How hard growing up actually is?
“Moonlight” is directed by Barry Jenkins and it is the coming of age story of Chiron, a kid from a rough neighbourhood in Miami. Firstly, this is one of the most technical films of the past couple of years, the camera work is combined so well with the fantastic script and acting that in some moments it feels as you are watching a documentary.
But how did a film so small and which came out of nowhere manage to score up so many awards and praises from both critics and the audience? By playing it smart. This film knows exactly what it wants to achieve and who it is addressed to. I don’t consider it to be an awards bait film but looking at certain elements it comes as no surprise why some people may see it as one. The period in which it premiered, the main storyline, the issues that are addressed and the way they are portrayed all make up for why this film has become so important. But all these elements work together and therefore make this film a masterpiece of today’s generation.

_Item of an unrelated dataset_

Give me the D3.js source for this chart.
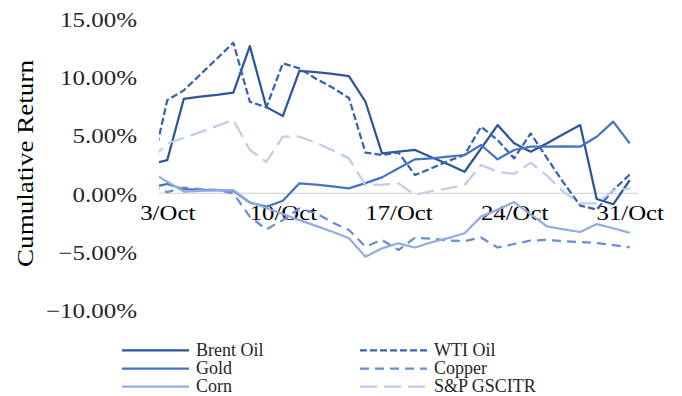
<!DOCTYPE html>
<html>
<head>
<meta charset="utf-8">
<script src="https://cdn.jsdelivr.net/npm/d3@7"></script>
<style>
  html, body { margin: 0; padding: 0; background: #ffffff; }
  svg { display: block; font-family: "Liberation Serif", "Times New Roman", serif; }
</style>
</head>
<body>
<svg id="chart" width="682" height="396"></svg>
<script>
// Calendar days of October 2022 (the 2nd is the last prior observation, cut off by the plot edge)
const octDays = [2, 3, 4, 5, 6, 7, 8, 9, 10, 11, 12, 13, 14, 15, 16, 17, 18, 19, 20, 21, 22, 23, 24, 25, 26, 27, 28, 29, 30, 31];

// Cumulative returns, percent
const brentOil = [2.5, 2.85, 8.1, 8.3, 8.45, 8.64, 12.64, 7.4, 6.64, 10.52, 10.4, 10.25, 10.07, 7.86, 3.43, 3.57, 3.72, 3.1, 2.5, 1.85, 3.85, 5.86, 4.29, 3.57, 4.3, 5.1, 5.86, -0.49, -0.94, 1.14];
const wtiOil   = [1.7, 8.0, 8.84, 10.2, 11.55, 12.93, 7.86, 7.38, 11.16, 10.73, 9.84, 9.08, 8.18, 3.5, 3.29, 3.5, 1.57, 2.15, 2.77, 3.29, 5.72, 4.58, 3.0, 5.15, 3.0, 0.9, -1.05, -1.39, 0.28, 1.61];
const gold     = [0.5, 0.8, 0.35, 0.3, 0.28, 0.22, -0.8, -1.15, -0.64, 0.86, 0.75, 0.6, 0.43, 0.88, 1.37, 2.15, 2.92, 3.0, 3.15, 3.29, 4.15, 2.92, 3.72, 4.0, 4.0, 4.02, 4.0, 4.86, 6.15, 4.29];
const copper   = [0.6, 0.1, 0.5, 0.35, 0.3, 0.0, -2.0, -3.1, -2.3, -1.3, -1.7, -2.5, -3.15, -4.58, -4.0, -4.87, -3.8, -3.9, -4.05, -4.1, -3.8, -4.65, -4.35, -4.05, -4.0, -4.1, -4.18, -4.27, -4.45, -4.64];
const corn     = [1.85, 1.0, 0.15, 0.2, 0.25, 0.28, -0.75, -1.26, -1.78, -2.3, -2.8, -3.3, -3.86, -5.44, -4.72, -4.29, -4.65, -4.2, -3.85, -3.43, -2.0, -1.4, -0.75, -1.8, -2.85, -3.1, -3.32, -2.64, -3.0, -3.4];
const gscitr   = [2.85, 4.29, 4.75, 5.25, 5.78, 6.3, 3.72, 2.71, 4.86, 4.86, 4.35, 3.7, 3.0, 0.71, 0.75, 0.86, -0.15, 0.2, 0.43, 0.71, 2.43, 1.85, 1.66, 2.63, 1.5, 0.1, -0.86, -0.86, 0.25, 0.4];

const seriesNames = ["Brent Oil", "WTI Oil", "Gold", "Copper", "Corn", "S&P GSCITR"];
const seriesValues = [brentOil, wtiOil, gold, copper, corn, gscitr];

const yTickValues = [-10, -5, 0, 5, 10, 15];
const xTickDays = [3, 10, 17, 24, 31];
const yTitle = "Cumulative Return";

// Line styles per series
const seriesStyle = {
  "Brent Oil":  { color: "#2E5597", dash: null },
  "WTI Oil":    { color: "#3763B2", dash: "7,3" },
  "Gold":       { color: "#4472C4", dash: null },
  "Copper":     { color: "#6B8DD2", dash: "9,6" },
  "Corn":       { color: "#93ADDF", dash: null },
  "S&P GSCITR": { color: "#BDCDEA", dash: "17,7" }
};

const svg = d3.select("#chart");
const plot = { left: 159, right: 638, top: 18.6, bottom: 309.8 };

const day = d => new Date(Date.UTC(2022, 9, d));
const x = d3.scaleUtc()
  .domain([new Date(Date.UTC(2022, 9, 2, 12)), new Date(Date.UTC(2022, 9, 31, 12))])
  .range([plot.left, plot.right]);
const y = d3.scaleLinear().domain([-10, 15]).range([plot.bottom, plot.top]);

// Stretch glyphs horizontally to the wide serif look of the labels
function widen(sel, k) {
  sel.each(function () {
    const w = this.getComputedTextLength();
    this.setAttribute("textLength", (w * k).toFixed(1));
    this.setAttribute("lengthAdjust", "spacingAndGlyphs");
  });
}

svg.append("defs").append("clipPath").attr("id", "plotClip")
  .append("rect")
  .attr("x", plot.left).attr("y", 0)
  .attr("width", plot.right - plot.left).attr("height", 396);

// Horizontal axis line at zero
svg.append("line")
  .attr("x1", plot.left).attr("x2", plot.right)
  .attr("y1", y(0)).attr("y2", y(0))
  .attr("stroke", "#D9D9D9").attr("stroke-width", 1.3);

// Y axis labels
const yAxis = d3.axisLeft(y).tickValues(yTickValues).tickSize(0).tickPadding(0)
  .tickFormat(v => d3.format(".2f")(v) + "%");
const yAxisG = svg.append("g").attr("transform", "translate(137,1)").call(yAxis);
yAxisG.select(".domain").remove();
yAxisG.selectAll("text")
  .attr("fill", "#262626").attr("font-size", 21)
  .attr("font-family", "Liberation Serif, Times New Roman, serif");
widen(yAxisG.selectAll("text"), 1.19);

// X axis labels (below the zero line)
const xAxis = d3.axisBottom(x).tickValues(xTickDays.map(day)).tickSize(0).tickPadding(0)
  .tickFormat(d3.utcFormat("%-d/%b"));
const xAxisG = svg.append("g").attr("transform", `translate(0,${y(0)})`).call(xAxis);
xAxisG.select(".domain").remove();
xAxisG.selectAll("text")
  .attr("fill", "#000000").attr("font-size", 21).attr("dy", null).attr("y", 27)
  .attr("font-family", "Liberation Serif, Times New Roman, serif");
widen(xAxisG.selectAll("text"), 1.18);

// Y title
const title = svg.append("text")
  .attr("transform", "translate(33,163.5) rotate(-90)")
  .attr("text-anchor", "middle")
  .attr("font-size", 23).attr("fill", "#000000")
  .text(yTitle);
title.attr("textLength", 207).attr("lengthAdjust", "spacingAndGlyphs");

// Series lines
const line = d3.line()
  .x((v, i) => x(day(octDays[i])))
  .y(v => y(v));

const linesG = svg.append("g").attr("clip-path", "url(#plotClip)");
seriesNames.forEach((name, k) => {
  const st = seriesStyle[name];
  linesG.append("path")
    .datum(seriesValues[k])
    .attr("d", line)
    .attr("fill", "none")
    .attr("stroke", st.color)
    .attr("stroke-width", 2.25)
    .attr("stroke-linejoin", "round")
    .attr("stroke-dasharray", st.dash);
});

// Legend: two columns, row-major order
const legend = svg.append("g");
seriesNames.forEach((name, k) => {
  const st = seriesStyle[name];
  const col = k % 2, row = Math.floor(k / 2);
  const lx = col === 0 ? 122 : 360;
  const ly = 350.3 + row * 18.2;
  legend.append("line")
    .attr("x1", lx).attr("x2", lx + 67)
    .attr("y1", ly).attr("y2", ly)
    .attr("stroke", st.color).attr("stroke-width", 2.25)
    .attr("stroke-dasharray", st.dash);
  legend.append("text")
    .attr("x", lx + 74).attr("y", ly + 5.5)
    .attr("font-size", 18).attr("fill", "#262626")
    .text(name);
});
</script>
</body>
</html>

The story is straight-forward and simple; the focus here is Chiron’s life, more specifically, how he gets to understand and live with himself in a society who accepts the exact opposite. Jenkins decided to separate the story intro three different parts, each one showcasing a step into someone’s evolution. The first one features Chiron, as a little boy, and how he manages to get through childhood with no guidance or support. Here, he tries to cling to a father figure as he is starting to discover important aspects about his human being. The next two phases focus on adolescence and adulthood. As the boy grows up and learns how to deal with himself, the society rejects that aspect and forces him to interiorise his true nature.
Each chapter features a different actor who portrays the main character. This choice implies that every person changes as they go through the stages of human development, meaning that you become another person as you start to discover things about yourself. The film pays great attention to every detail that concerns Chiron’s life, for example: having a drug-addict mother and not having a real father figure in Chiron’s life can be observed in the last act from the way he holds a simple spoon. This film is nearly perfect, my only issue with it is that on a second viewing certain elements will lose some of their impact, but other than that the film is flawless.
From my point of view, there are four scenes that have the biggest impact on the story: the dinner and the beach scene from the first act, the beach one from the second act and the last one in which he wakes up in the third act. The latter is linked to the one in the second act and it is, in my opinion, the most moving scene in the whole film and at the same time the easiest one to miss.
In the end, “Moonlight” is definitely one of the last year’s best films because of its unique storytelling which offers you a fresh cinematic experience by taking a break from the blockbuster Hollywood-type films. I regard this film as a classic already but with all that in mind I don’t see myself re-watching this anytime soon. The picture has a big emotional load and I consider that only watching it once will make you as a viewer able to fully appreciate it.